Journals under Threat

Under the headline ”Journals under Threat: A Joint Response from HSTM Editors” the editors of some of the leading international journals for history and philosophy of science and social studies of science have issued a joint declaration that I received by email and that I am reprinting here to give it a larger audience.

We live in an age of metrics. All around us, things are being standardized,
quantified, measured. Scholars concerned with the work of science and
technology must regard this as a fascinating and crucial practical,
cultural and intellectual phenomenon. Analysis of the roots and meaning
of metrics and metrology has been a preoccupation of much of the best work
in our field for the past quarter century at least. As practitioners of
the
interconnected disciplines that make up the field of science studies we
understand how significant, contingent and uncertain can be the process of
rendering nature and society in grades, classes and numbers. We now
confront a situation in which our own research work is being subjected to
putatively precise accountancy by arbitrary and unaccountable agencies.
Some may already be aware of the proposed European Reference Index for the
Humanities (ERIH), an initiative originating with the European Science
Foundation. The ERIH is an attempt to grade journals in the humanities –
including “history and philosophy of science”. The initiative proposes a
league table of academic journals, with premier, second and third divisions.
According to the European Science Foundation, ERIH “aims initially to
identify, and gain more visibility for, top-quality European Humanities
research published in academic journals in, potentially, all European
languages”. It is hoped “that ERIH will form the backbone of a
fully-fledged research information system for the Humanities”. What is
meant, however, is that ERIH will provide funding bodies and other
agencies in Europe and elsewhere with an allegedly exact measure of
research quality. In short, if research is published in a premier league
journal it will be recognized as first rate; if it appears somewhere in
the lower divisions, it will be rated (and not funded) accordingly. This
initiative is entirely defective in conception and execution. Consider the
major issues of accountability and transparency. The process of producing
the graded list of journals in science studies was overseen by a
committee of four (the membership is currently listed at
http://www.esf.org/research-areas/humanities/research-
infrastructures-including-erih/erih-governance-and-panels/erih-expert-panels
.html). This committee cannot be considered representative. It was not
selected in consultation with any of the various disciplinary
organizations that currently represent our field such as the European
Association for the History of Medicine and Health, the Society for the
Social History of Medicine, the British Society for the History of
Science, the History of Science Society, the Philosophy of Science
Association, the Society for the History of Technology or the Society for
Social Studies of Science. Journal editors were only belatedly informed
of the process and its relevant criteria or asked to provide any
information regarding their publications.
No indication hgiven of the means through which the list was compiled; nor
how it might be maintained in the future.

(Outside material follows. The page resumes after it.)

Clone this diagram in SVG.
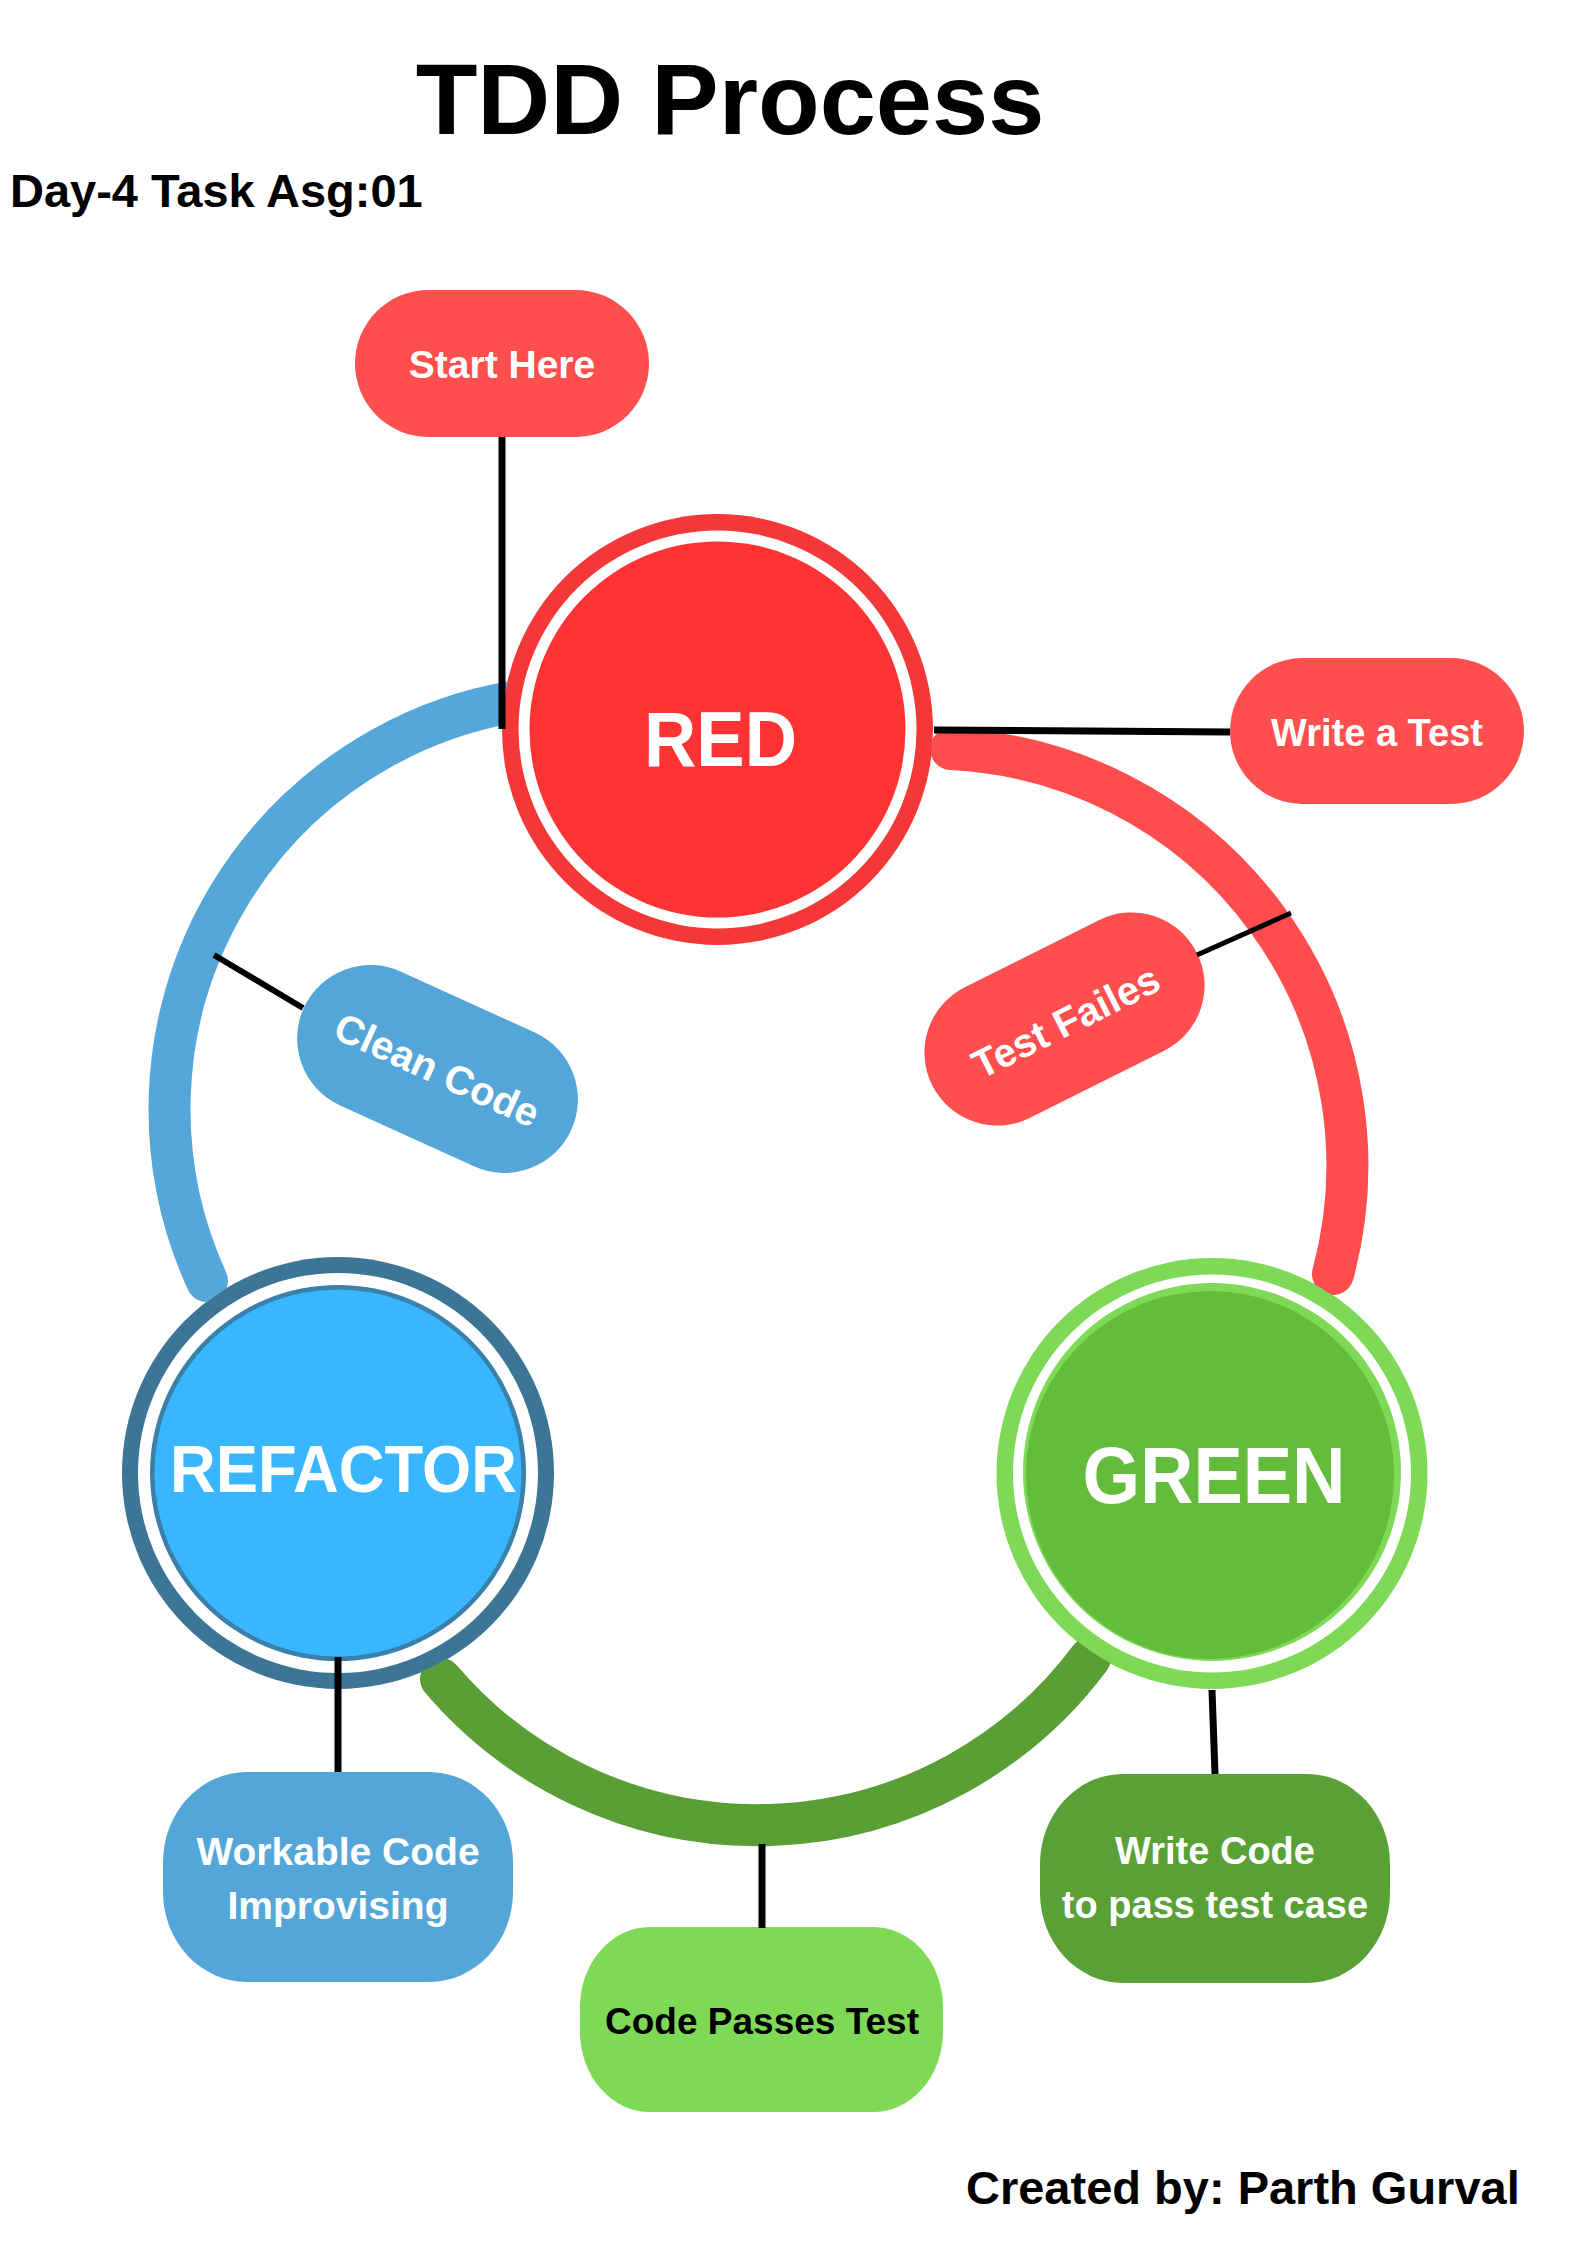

The ERIH depends on a
fundamental misunderstanding of conduct and publication of research in our
field, and in the humanities in general. Journals’ quality cannot be
separated from their contents and their review processes. Great research
may be published anywhere and in any language. Truly ground-breaking work
may be more likely to appear from marginal, dissident or unexpected
sources, rather than from a well-established and entrenched mainstream.
Our journals are various, heterogeneous and distinct. Some are aimed at a
broad, general and international readership, others are more specialized
in their content and implied audience. Their scope and readership say
nothing about the quality of their intellectual content. The ERIH, on the
other hand, confuses internationality with quality in a way that is
particularly prejudicial to specialist and non-English language journals.
In a recent report, the British Academy, with judicious understatement,
concludes that “the European Reference Index for the Humanities as
presently conceived does not represent a reliable way in which metrics of
peer-reviewed publications can be constructed” (Peer Review: the
Challenges for the Humanities and Social Sciences, September 2007:
http://www.britac.ac.uk/reports/peer-review). Such exercises as ERIH can
become self- fulfilling prophecies. If such measures as ERIH are adopted
as metrics by funding and other agencies, then many in our field will
conclude that they have little choice other than to limit their
publications to journals in the premier division. We will sustain fewer
journals, much less diversity and impoverish our discipline. Along with
many others in our field, this Journal has concluded that we want no part
of this dangerous and misguided exercise. This joint Editorial is being
published in journals across the fields of history of science and science
studies as an expression of our collective dissent and our refusal to
allow our field to be managed and appraised in this fashion. We have asked
the compilers of the ERIH to remove our journals’ titles from their lists.

The declaration is signed by:
* Neil Barton (Transactions of the Newcomen Society)
* Robert Fox (Notes & Records of the Royal Society)
* Michael Hoskin (Journal for the History of Astronomy)
* Nick Jardine (Studies in History and Philosophy of Science)
* Trevor Levere (Annals of Science)
* Bernie Lightman (Isis)
* Michael Lynch (Social Studies of Science)
* Peter Morris (Ambix)
* Iwan Rhys Morus (History of Science)
* Simon Schaffer (British Journal for the History of Science)

I would like a similar response in the biomedical field where everybody hunts for impact “we want no part of this dangerous and misguided exercise”.